Chicago Board of Trade (CBOT) soybean futures managed to settle in positive territory on Monday following a choppy session amid rising U.S.-China trade tensions.
Meanwhile, concerns that unfavorable weather conditions have affected corn crops boosted the grain futures.
The most active corn contract for December delivery was up 5.25 cents, or 1.28 percent to 4.1475 U.S. dollars per bushel. September wheat was up 3.75 cents, or 0.76 percent to 4.945 dollars per bushel. November soybeans were up 0.25 cent, or 0.03 percent to 8.6875 U.S. dollars per bushel.
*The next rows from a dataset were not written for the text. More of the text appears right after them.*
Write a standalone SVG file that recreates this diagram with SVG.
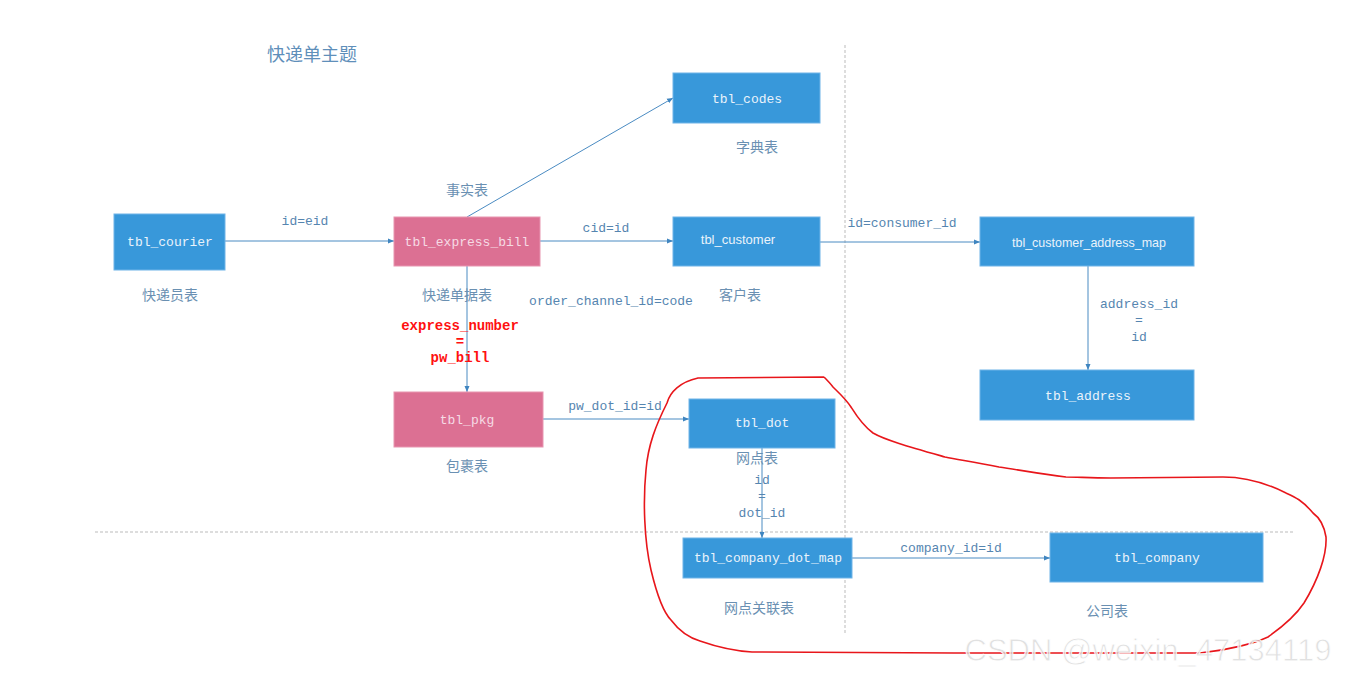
<svg xmlns="http://www.w3.org/2000/svg" width="1347" height="676" viewBox="0 0 1347 676">
<defs>
<marker id="arr" viewBox="0 0 6 6" refX="6" refY="3" markerWidth="6" markerHeight="6" orient="auto" markerUnits="userSpaceOnUse">
<path d="M0,0.5 L6,3 L0,5.5 z" fill="#3f85c0"/>
</marker>
<style>
.blue{fill:#3898da;stroke:#6fb4e8;stroke-width:1}
.pink{fill:#dc7093;stroke:#e895b0;stroke-width:1}
.bt{font-family:"Liberation Mono",monospace;font-size:13px;fill:#eaf3fb;text-anchor:middle}
.pt{font-family:"Liberation Mono",monospace;font-size:13px;fill:#f6dbe5;text-anchor:middle}
.bs{font-family:"Liberation Sans",Arial,sans-serif;font-size:13px;fill:#eaf3fb;text-anchor:middle}
.lbl{font-family:"Liberation Mono",monospace;font-size:13px;fill:#5585b0;text-anchor:middle}
.cn{font-family:"Noto Sans CJK SC",sans-serif;font-size:14px;fill:#6a90b2;text-anchor:middle}
.red{font-family:"Liberation Mono",monospace;font-size:14px;font-weight:bold;fill:#ff1010;text-anchor:middle}
.conn{stroke:#4a8bc2;stroke-width:1;fill:none}
.dash{stroke:#bbbbbb;stroke-width:1;stroke-dasharray:3,2;fill:none}
</style>
</defs>
<rect width="1347" height="676" fill="#ffffff"/>
<line class="dash" x1="845" y1="45" x2="845" y2="635"/>
<line class="dash" x1="95" y1="532" x2="1295" y2="532"/>
<text x="312" y="61" font-family="Noto Sans CJK SC,sans-serif" font-size="18" fill="#5f8fba" text-anchor="middle">快递单主题</text>
<g id="connectors">
<line class="conn" x1="225" y1="241" x2="394" y2="241" marker-end="url(#arr)"/>
<line class="conn" x1="467" y1="217" x2="673" y2="98" marker-end="url(#arr)"/>
<line class="conn" x1="540" y1="241" x2="673" y2="241" marker-end="url(#arr)"/>
<line class="conn" x1="820" y1="242" x2="980" y2="242" marker-end="url(#arr)"/>
<line class="conn" x1="1088" y1="266" x2="1088" y2="370" marker-end="url(#arr)"/>
<line class="conn" x1="467" y1="266" x2="467" y2="392" marker-end="url(#arr)"/>
<line class="conn" x1="543" y1="419" x2="689" y2="419" marker-end="url(#arr)"/>
<line class="conn" x1="762" y1="448" x2="762" y2="538" marker-end="url(#arr)"/>
<line class="conn" x1="852" y1="558" x2="1050" y2="558" marker-end="url(#arr)"/>
<text class="lbl" x="305" y="225">id=eid</text>
<text class="cn" x="467" y="195">事实表</text>
<text class="lbl" x="606" y="232">cid=id</text>
<text class="lbl" x="902" y="227">id=consumer_id</text>
<text class="lbl" x="1139" y="308">address_id</text>
<text class="lbl" x="1139" y="324">=</text>
<text class="lbl" x="1139" y="341">id</text>
<text class="red" x="460" y="330">express_number</text>
<text class="red" x="460" y="346">=</text>
<text class="red" x="460" y="362">pw_bill</text>
<text class="lbl" x="615" y="410">pw_dot_id=id</text>
<text class="lbl" x="762" y="484">id</text>
<text class="lbl" x="762" y="500">=</text>
<text class="lbl" x="762" y="517">dot_id</text>
<text class="lbl" x="951" y="552">company_id=id</text>
<text class="lbl" x="611" y="305">order_channel_id=code</text>
</g>
<g id="tbl_courier">
<rect class="blue" x="114" y="214" width="111" height="56"/>
<text class="bt" x="170" y="246">tbl_courier</text>
<text class="cn" x="170" y="300">快递员表</text>
</g>
<g id="tbl_express_bill">
<rect class="pink" x="394" y="217" width="146" height="49"/>
<text class="pt" x="467" y="246">tbl_express_bill</text>
<text class="cn" x="457" y="300">快递单据表</text>
</g>
<g id="tbl_codes">
<rect class="blue" x="673" y="73" width="147" height="50"/>
<text class="bt" x="747" y="103">tbl_codes</text>
<text class="cn" x="757" y="152">字典表</text>
</g>
<g id="tbl_customer">
<rect class="blue" x="673" y="217" width="147" height="49"/>
<text class="bs" x="738" y="244">tbl_customer</text>
<text class="cn" x="740" y="300">客户表</text>
</g>
<g id="tbl_customer_address_map">
<rect class="blue" x="980" y="217" width="214" height="49"/>
<text class="bs" x="1089" y="247" font-size="12.5" textLength="154" lengthAdjust="spacingAndGlyphs">tbl_customer_address_map</text>
</g>
<g id="tbl_address">
<rect class="blue" x="980" y="370" width="214" height="50"/>
<text class="bt" x="1088" y="400">tbl_address</text>
</g>
<g id="tbl_pkg">
<rect class="pink" x="394" y="392" width="149" height="55"/>
<text class="pt" x="467" y="424">tbl_pkg</text>
<text class="cn" x="467" y="471">包裹表</text>
</g>
<g id="tbl_dot">
<rect class="blue" x="689" y="399" width="146" height="49"/>
<text class="bt" x="762" y="427">tbl_dot</text>
<text class="cn" x="757" y="463">网点表</text>
</g>
<g id="tbl_company_dot_map">
<rect class="blue" x="683" y="538" width="169" height="40"/>
<text class="bt" x="768" y="562">tbl_company_dot_map</text>
<text class="cn" x="759" y="613">网点关联表</text>
</g>
<g id="tbl_company">
<rect class="blue" x="1050" y="533" width="213" height="49"/>
<text class="bt" x="1157" y="562">tbl_company</text>
<text class="cn" x="1107" y="616">公司表</text>
</g>
<path d="M824,377 L698,378 C680,382 670,392 667,403 C656,425 648,445 646,470 C643,500 644,540 651,570 C657,595 663,612 671,620 C680,632 690,638 700,641 C720,648 735,651 752,652 L954,653 L1200,653 C1230,650 1255,643 1268,637 C1285,625 1298,612 1304,603 C1318,580 1327,555 1326,537 C1324,525 1320,518 1313,513 C1302,500 1295,497 1286,493 C1260,480 1240,477 1223,477 L1111,478 C1090,478 1078,477 1066,477 C1040,474 1020,470 999,467 C975,462 960,460 945,457 C910,447 885,440 873,433 C862,425 856,415 851,407 C845,398 838,392 833,387 C830,383 827,380 824,377" fill="none" stroke="#e8161b" stroke-width="1.6"/>
<text x="1148" y="661" font-family="Liberation Sans,Arial,sans-serif" font-size="31" fill="#d8d8d8" fill-opacity="0.75" stroke="#ffffff" stroke-width="0.8" text-anchor="middle">CSDN @weixin_47134119</text>
</svg>
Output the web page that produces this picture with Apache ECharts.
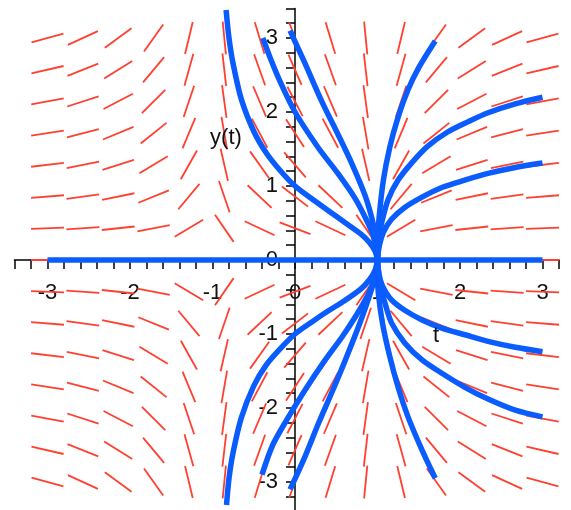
<!DOCTYPE html>
<html lang="en">
<head>
  <meta charset="UTF-8">
  <title>Direction field</title>
  <style>
    html, body { margin: 0; padding: 0; background: #fff; }
  </style>
</head>
<body>
  <div id="main" style="width: 571px;height:510px;"></div>

  <script src="https://cdn.jsdelivr.net/npm/echarts@6/dist/echarts.min.js"></script>
  <script>
    // direction field grid (15 x 15), slopes dy/dt
    const fieldT = [-3, -2.571, -2.143, -1.714, -1.286, -0.857, -0.429, 0, 0.429, 0.857, 1.286, 1.714, 2.143, 2.571, 3];
    const fieldY = [3, 2.571, 2.143, 1.714, 1.286, 0.857, 0.429, 0, -0.429, -0.857, -1.286, -1.714, -2.143, -2.571, -3];
    const fieldSlopes = [
      [0.3, 0.51, 0.81, 1.56, 4.65, -11.4, -3.66, -3, -3.66, -11.4, 4.65, 1.56, 0.81, 0.51, 0.3],
      [0.26, 0.44, 0.69, 1.34, 3.99, -9.77, -3.14, -2.57, -3.14, -9.77, 3.99, 1.34, 0.69, 0.44, 0.26],
      [0.21, 0.36, 0.58, 1.11, 3.32, -8.14, -2.61, -2.14, -2.61, -8.14, 3.32, 1.11, 0.58, 0.36, 0.21],
      [0.17, 0.29, 0.46, 0.89, 2.66, -6.51, -2.09, -1.71, -2.09, -6.51, 2.66, 0.89, 0.46, 0.29, 0.17],
      [0.13, 0.22, 0.35, 0.67, 1.99, -4.89, -1.57, -1.29, -1.57, -4.89, 1.99, 0.67, 0.35, 0.22, 0.13],
      [0.09, 0.15, 0.23, 0.45, 1.33, -3.26, -1.05, -0.86, -1.05, -3.26, 1.33, 0.45, 0.23, 0.15, 0.09],
      [0.04, 0.07, 0.12, 0.22, 0.66, -1.63, -0.52, -0.43, -0.52, -1.63, 0.66, 0.22, 0.12, 0.07, 0.04],
      [0, 0, 0, 0, 0, 0, 0, 0, 0, 0, 0, 0, 0, 0, 0],
      [-0.04, -0.07, -0.12, -0.22, -0.66, 1.63, 0.52, 0.43, 0.52, 1.63, -0.66, -0.22, -0.12, -0.07, -0.04],
      [-0.09, -0.15, -0.23, -0.45, -1.33, 3.26, 1.05, 0.86, 1.05, 3.26, -1.33, -0.45, -0.23, -0.15, -0.09],
      [-0.13, -0.22, -0.35, -0.67, -1.99, 4.89, 1.57, 1.29, 1.57, 4.89, -1.99, -0.67, -0.35, -0.22, -0.13],
      [-0.17, -0.29, -0.46, -0.89, -2.66, 6.51, 2.09, 1.71, 2.09, 6.51, -2.66, -0.89, -0.46, -0.29, -0.17],
      [-0.21, -0.36, -0.58, -1.11, -3.32, 8.14, 2.61, 2.14, 2.61, 8.14, -3.32, -1.11, -0.58, -0.36, -0.21],
      [-0.26, -0.44, -0.69, -1.34, -3.99, 9.77, 3.14, 2.57, 3.14, 9.77, -3.99, -1.34, -0.69, -0.44, -0.26],
      [-0.3, -0.51, -0.81, -1.56, -4.65, 11.4, 3.66, 3, 3.66, 11.4, -4.65, -1.56, -0.81, -0.51, -0.3]
    ];

    // tick labels
    const xTickLabels = [-3, -2, -1, 0, 1, 2, 3];
    const yTickLabels = [-3, -2, -1, 0, 1, 2, 3];

    // solution curves, [t, y]
    const curveZero = [[-3, 0], [3, 0]];
    const curveUp1 = [[-0.835, 3.38], [-0.8, 3.0], [-0.75, 2.65], [-0.65, 2.17], [-0.5, 1.74], [-0.35, 1.45], [-0.18, 1.21], [0, 1.0], [0.2, 0.83], [0.4, 0.67], [0.6, 0.51], [0.8, 0.35], [0.9, 0.24], [0.97, 0.12], [1, 0]];
    const curveUp2 = [[-0.39, 3.0], [-0.3, 2.73], [-0.18, 2.41], [0, 2.0], [0.28, 1.52], [0.52, 1.17], [0.73, 0.83], [0.88, 0.51], [0.95, 0.32], [1, 0]];
    const curveUp3 = [[-0.06, 3.1], [0.12, 2.66], [0.33, 2.13], [0.52, 1.7], [0.69, 1.3], [0.85, 0.87], [0.95, 0.48], [0.99, 0.2], [1, 0]];
    const curveDn1 = [[-0.83, -3.31], [-0.8, -2.95], [-0.75, -2.6], [-0.65, -2.13], [-0.5, -1.7], [-0.35, -1.42], [-0.18, -1.2], [0, -1.0], [0.2, -0.84], [0.4, -0.69], [0.6, -0.55], [0.8, -0.39], [0.9, -0.27], [0.97, -0.14], [1, 0]];
    const curveDn2 = [[-0.4, -2.9], [-0.27, -2.5], [-0.1, -2.16], [0.12, -1.76], [0.36, -1.36], [0.57, -1.04], [0.73, -0.77], [0.88, -0.48], [0.96, -0.26], [1, 0]];
    const curveDn3 = [[-0.06, -3.1], [0.12, -2.66], [0.28, -2.22], [0.45, -1.78], [0.6, -1.38], [0.76, -0.93], [0.88, -0.56], [0.96, -0.27], [1, 0]];
    const curveR1 = [[1, 0], [1.005, 0.3], [1.02, 0.58], [1.07, 1.07], [1.15, 1.53], [1.25, 1.93], [1.37, 2.3], [1.5, 2.6], [1.7, 2.96]];
    const curveR2 = [[1, 0], [1.02, 0.3], [1.05, 0.5], [1.13, 0.82], [1.25, 1.08], [1.42, 1.32], [1.61, 1.54], [1.85, 1.73], [2.1, 1.87], [2.34, 1.99], [2.67, 2.11], [3, 2.2]];
    const curveR3 = [[1, 0], [1.02, 0.18], [1.07, 0.37], [1.17, 0.55], [1.33, 0.71], [1.54, 0.85], [1.78, 0.98], [2.06, 1.08], [2.34, 1.17], [2.67, 1.25], [3, 1.31]];
    const curveR4 = [[1, 0], [1.0, -0.2], [1.01, -0.45], [1.06, -0.85], [1.15, -1.31], [1.25, -1.72], [1.37, -2.12], [1.54, -2.57], [1.7, -2.95]];
    const curveR5 = [[1, 0], [1.03, -0.33], [1.09, -0.58], [1.17, -0.85], [1.33, -1.12], [1.54, -1.35], [1.78, -1.53], [2.06, -1.72], [2.34, -1.88], [2.67, -2.03], [3, -2.12]];
    const curveR6 = [[1, 0], [1.02, -0.2], [1.06, -0.35], [1.17, -0.54], [1.33, -0.68], [1.54, -0.81], [1.78, -0.92], [2.06, -1.01], [2.34, -1.1], [2.67, -1.18], [3, -1.24]];
    const curves = [curveZero, curveUp1, curveUp2, curveUp3, curveDn1, curveDn2, curveDn3, curveR1, curveR2, curveR3, curveR4, curveR5, curveR6];

    const RED = '#ff4030';
    const BLUE = '#0a5cff';
    const FONT = "'Liberation Sans', Arial, sans-serif";
    const HALF = 16.5;
    const X_MIN = -3.4, X_MAX = 3.2, Y_MIN = -3.4, Y_MAX = 3.4;

    const fieldData = [];
    fieldY.forEach((y, i) => {
      fieldT.forEach((t, j) => {
        fieldData.push([t, y, fieldSlopes[i][j]]);
      });
    });

    const axisCommon = {
      type: 'value',
      interval: 0.2,
      splitLine: { show: false },
      axisLine: { show: true, onZero: false, lineStyle: { color: '#000', width: 1.5 } },
      axisTick: { show: true, length: 9, lineStyle: { color: '#000', width: 1.5 } }
    };

    const myChart = echarts.init(document.getElementById('main'));
    const options = {
      animation: false,
      grid: {
        left: 14.5, right: 12, top: 8.4, bottom: -1.6,
        containLabel: false,
        outerBoundsMode: 'none'
      },
      xAxis: Object.assign({}, axisCommon, {
        min: X_MIN,
        max: X_MAX,
        axisLabel: {
          show: true, margin: 22, fontSize: 22, fontFamily: FONT, color: '#111',
          customValues: xTickLabels,
          formatter: (v) => String(Math.round(v))
        }
      }),
      yAxis: Object.assign({}, axisCommon, {
        min: Y_MIN,
        max: Y_MAX,
        axisLabel: {
          show: true, margin: 17, fontSize: 22, fontFamily: FONT, color: '#111',
          customValues: yTickLabels,
          formatter: (v) => String(Math.round(v))
        }
      }),
      graphic: [
        { type: 'text', x: 226, y: 138, z: 10, style: { text: 'y(t)', fontSize: 22, fontFamily: FONT, fill: '#111', textAlign: 'center', textVerticalAlign: 'middle' } },
        { type: 'text', x: 436, y: 336, z: 10, style: { text: 't', fontSize: 22, fontFamily: FONT, fill: '#111', textAlign: 'center', textVerticalAlign: 'middle' } }
      ],
      series: [
        {
          type: 'custom',
          name: 'field',
          silent: true,
          data: fieldData,
          renderItem: function (params, api) {
            const c = api.coord([api.value(0), api.value(1)]);
            const unit = api.size([1, 1]);
            let dx = unit[0];
            let dy = -api.value(2) * unit[1];
            const len = Math.sqrt(dx * dx + dy * dy);
            dx = dx / len * HALF;
            dy = dy / len * HALF;
            return {
              type: 'line',
              shape: { x1: c[0] - dx, y1: c[1] - dy, x2: c[0] + dx, y2: c[1] + dy },
              style: { stroke: RED, lineWidth: 1.8 }
            };
          }
        }
      ].concat(curves.map((pts) => ({
        type: 'line',
        data: pts,
        showSymbol: false,
        smooth: 0.3,
        silent: true,
        lineStyle: { color: BLUE, width: 5.5 }
      })))
    };

    myChart.setOption(options);

    // move both axes (line, ticks, labels) through the origin
    const origin = myChart.convertToPixel({ gridIndex: 0 }, [0, 0]);
    const corner = myChart.convertToPixel({ gridIndex: 0 }, [X_MIN, Y_MIN]);
    myChart.setOption({
      xAxis: { offset: origin[1] - corner[1] },
      yAxis: { offset: corner[0] - origin[0] }
    });
  </script>
</body>
</html>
China's Ministry of Commerce said on Monday that related Chinese companies have halted purchases of U.S. farm produce. The move came after the U.S. plan to impose additional 10-percent tariffs on 300 billion U.S. dollars' worth of Chinese imports, which seriously violated the consensus reached by the two heads of state in Osaka, Japan.
The news pressured CBOT soybean futures, which opened sharply lower on Monday. However, bargain buying helped recover the losses, said market watchers.
Unfavorable weather conditions, especially flooding in the spring, have led to the late planting of U.S. corn. Worries about corn condition supported its prices, said market analysts.
The latest crop progress report released on Monday afternoon confirmed that 57 percent of the U.S. corn was rated as good or excellent as of August 4, one percentage point lower than the previous week, and much lower than last year's 71 percent.